Given instruction: Skip any picture you find and retype all the remaining lines exactly.

Dataset extract:
*****

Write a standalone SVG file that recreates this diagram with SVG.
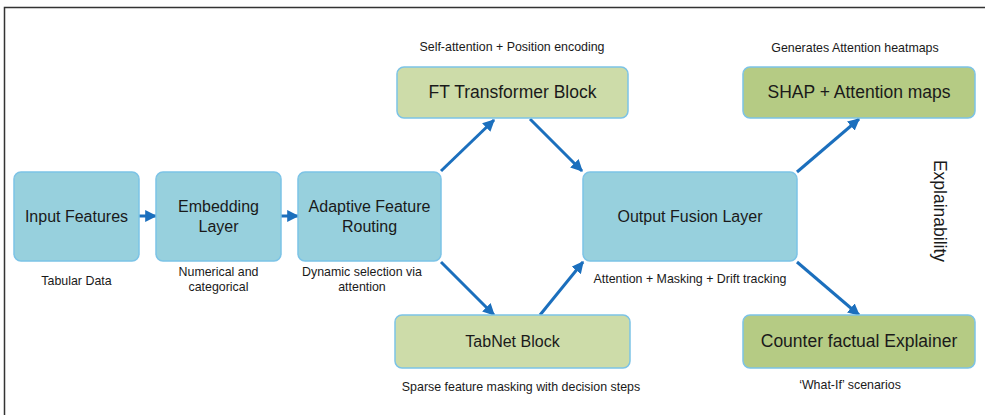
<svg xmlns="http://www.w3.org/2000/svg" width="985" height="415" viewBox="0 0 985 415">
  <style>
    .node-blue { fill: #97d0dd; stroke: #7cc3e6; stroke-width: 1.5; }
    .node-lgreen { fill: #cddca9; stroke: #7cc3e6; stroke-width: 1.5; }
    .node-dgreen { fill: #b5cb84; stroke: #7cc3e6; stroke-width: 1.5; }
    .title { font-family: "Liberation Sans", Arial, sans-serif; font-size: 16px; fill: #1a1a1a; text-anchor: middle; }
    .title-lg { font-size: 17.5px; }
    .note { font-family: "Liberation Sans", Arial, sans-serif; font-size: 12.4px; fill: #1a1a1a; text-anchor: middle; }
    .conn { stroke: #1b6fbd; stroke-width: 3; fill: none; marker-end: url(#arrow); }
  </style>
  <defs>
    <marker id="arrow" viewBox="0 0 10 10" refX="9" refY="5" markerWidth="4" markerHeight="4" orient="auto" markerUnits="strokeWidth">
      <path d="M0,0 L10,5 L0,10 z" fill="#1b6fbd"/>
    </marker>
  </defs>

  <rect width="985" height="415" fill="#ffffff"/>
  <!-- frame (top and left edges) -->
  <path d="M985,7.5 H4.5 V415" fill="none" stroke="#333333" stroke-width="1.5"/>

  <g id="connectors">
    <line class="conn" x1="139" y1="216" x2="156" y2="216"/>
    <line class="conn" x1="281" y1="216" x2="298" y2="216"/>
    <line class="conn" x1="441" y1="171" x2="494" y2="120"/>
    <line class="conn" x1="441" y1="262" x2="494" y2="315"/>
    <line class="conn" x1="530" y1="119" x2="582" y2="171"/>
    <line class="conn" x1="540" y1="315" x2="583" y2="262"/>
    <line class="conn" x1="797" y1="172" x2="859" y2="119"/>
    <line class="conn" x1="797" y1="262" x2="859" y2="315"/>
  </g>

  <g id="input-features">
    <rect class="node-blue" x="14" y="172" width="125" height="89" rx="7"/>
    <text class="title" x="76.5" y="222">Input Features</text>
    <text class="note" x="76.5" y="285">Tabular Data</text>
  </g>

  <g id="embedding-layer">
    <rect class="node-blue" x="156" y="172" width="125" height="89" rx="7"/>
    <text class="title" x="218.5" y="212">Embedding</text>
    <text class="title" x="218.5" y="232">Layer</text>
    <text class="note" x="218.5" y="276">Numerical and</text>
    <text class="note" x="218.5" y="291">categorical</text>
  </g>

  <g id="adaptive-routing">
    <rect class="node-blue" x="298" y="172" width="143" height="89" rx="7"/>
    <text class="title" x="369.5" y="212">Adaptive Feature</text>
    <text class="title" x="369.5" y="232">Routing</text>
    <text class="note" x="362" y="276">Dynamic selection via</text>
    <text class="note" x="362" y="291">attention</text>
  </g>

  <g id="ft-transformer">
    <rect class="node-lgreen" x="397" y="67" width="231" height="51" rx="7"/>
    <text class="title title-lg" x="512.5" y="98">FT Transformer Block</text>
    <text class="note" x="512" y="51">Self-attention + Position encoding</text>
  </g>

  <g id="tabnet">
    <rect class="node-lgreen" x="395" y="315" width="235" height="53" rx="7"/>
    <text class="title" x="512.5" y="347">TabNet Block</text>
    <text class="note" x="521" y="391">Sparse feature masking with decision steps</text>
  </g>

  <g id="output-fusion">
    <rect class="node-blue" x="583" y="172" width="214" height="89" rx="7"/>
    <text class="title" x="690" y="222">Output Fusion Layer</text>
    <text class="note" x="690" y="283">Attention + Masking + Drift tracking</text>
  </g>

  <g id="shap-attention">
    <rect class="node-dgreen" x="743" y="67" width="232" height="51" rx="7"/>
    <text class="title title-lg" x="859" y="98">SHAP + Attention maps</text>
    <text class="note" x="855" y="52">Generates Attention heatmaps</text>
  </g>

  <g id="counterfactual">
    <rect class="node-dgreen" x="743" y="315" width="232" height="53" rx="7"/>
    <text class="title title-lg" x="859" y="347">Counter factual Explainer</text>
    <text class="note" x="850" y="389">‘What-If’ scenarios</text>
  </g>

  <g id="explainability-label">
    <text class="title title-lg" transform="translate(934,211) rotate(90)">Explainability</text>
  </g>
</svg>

*****

Answer:
Write a standalone SVG file that recreates this diagram with SVG.
<svg xmlns="http://www.w3.org/2000/svg" width="985" height="415" viewBox="0 0 985 415">
  <style>
    .node-blue { fill: #97d0dd; stroke: #7cc3e6; stroke-width: 1.5; }
    .node-lgreen { fill: #cddca9; stroke: #7cc3e6; stroke-width: 1.5; }
    .node-dgreen { fill: #b5cb84; stroke: #7cc3e6; stroke-width: 1.5; }
    .title { font-family: "Liberation Sans", Arial, sans-serif; font-size: 16px; fill: #1a1a1a; text-anchor: middle; }
    .title-lg { font-size: 17.5px; }
    .note { font-family: "Liberation Sans", Arial, sans-serif; font-size: 12.4px; fill: #1a1a1a; text-anchor: middle; }
    .conn { stroke: #1b6fbd; stroke-width: 3; fill: none; marker-end: url(#arrow); }
  </style>
  <defs>
    <marker id="arrow" viewBox="0 0 10 10" refX="9" refY="5" markerWidth="4" markerHeight="4" orient="auto" markerUnits="strokeWidth">
      <path d="M0,0 L10,5 L0,10 z" fill="#1b6fbd"/>
    </marker>
  </defs>

  <rect width="985" height="415" fill="#ffffff"/>
  <!-- frame (top and left edges) -->
  <path d="M985,7.5 H4.5 V415" fill="none" stroke="#333333" stroke-width="1.5"/>

  <g id="connectors">
    <line class="conn" x1="139" y1="216" x2="156" y2="216"/>
    <line class="conn" x1="281" y1="216" x2="298" y2="216"/>
    <line class="conn" x1="441" y1="171" x2="494" y2="120"/>
    <line class="conn" x1="441" y1="262" x2="494" y2="315"/>
    <line class="conn" x1="530" y1="119" x2="582" y2="171"/>
    <line class="conn" x1="540" y1="315" x2="583" y2="262"/>
    <line class="conn" x1="797" y1="172" x2="859" y2="119"/>
    <line class="conn" x1="797" y1="262" x2="859" y2="315"/>
  </g>

  <g id="input-features">
    <rect class="node-blue" x="14" y="172" width="125" height="89" rx="7"/>
    <text class="title" x="76.5" y="222">Input Features</text>
    <text class="note" x="76.5" y="285">Tabular Data</text>
  </g>

  <g id="embedding-layer">
    <rect class="node-blue" x="156" y="172" width="125" height="89" rx="7"/>
    <text class="title" x="218.5" y="212">Embedding</text>
    <text class="title" x="218.5" y="232">Layer</text>
    <text class="note" x="218.5" y="276">Numerical and</text>
    <text class="note" x="218.5" y="291">categorical</text>
  </g>

  <g id="adaptive-routing">
    <rect class="node-blue" x="298" y="172" width="143" height="89" rx="7"/>
    <text class="title" x="369.5" y="212">Adaptive Feature</text>
    <text class="title" x="369.5" y="232">Routing</text>
    <text class="note" x="362" y="276">Dynamic selection via</text>
    <text class="note" x="362" y="291">attention</text>
  </g>

  <g id="ft-transformer">
    <rect class="node-lgreen" x="397" y="67" width="231" height="51" rx="7"/>
    <text class="title title-lg" x="512.5" y="98">FT Transformer Block</text>
    <text class="note" x="512" y="51">Self-attention + Position encoding</text>
  </g>

  <g id="tabnet">
    <rect class="node-lgreen" x="395" y="315" width="235" height="53" rx="7"/>
    <text class="title" x="512.5" y="347">TabNet Block</text>
    <text class="note" x="521" y="391">Sparse feature masking with decision steps</text>
  </g>

  <g id="output-fusion">
    <rect class="node-blue" x="583" y="172" width="214" height="89" rx="7"/>
    <text class="title" x="690" y="222">Output Fusion Layer</text>
    <text class="note" x="690" y="283">Attention + Masking + Drift tracking</text>
  </g>

  <g id="shap-attention">
    <rect class="node-dgreen" x="743" y="67" width="232" height="51" rx="7"/>
    <text class="title title-lg" x="859" y="98">SHAP + Attention maps</text>
    <text class="note" x="855" y="52">Generates Attention heatmaps</text>
  </g>

  <g id="counterfactual">
    <rect class="node-dgreen" x="743" y="315" width="232" height="53" rx="7"/>
    <text class="title title-lg" x="859" y="347">Counter factual Explainer</text>
    <text class="note" x="850" y="389">‘What-If’ scenarios</text>
  </g>

  <g id="explainability-label">
    <text class="title title-lg" transform="translate(934,211) rotate(90)">Explainability</text>
  </g>
</svg>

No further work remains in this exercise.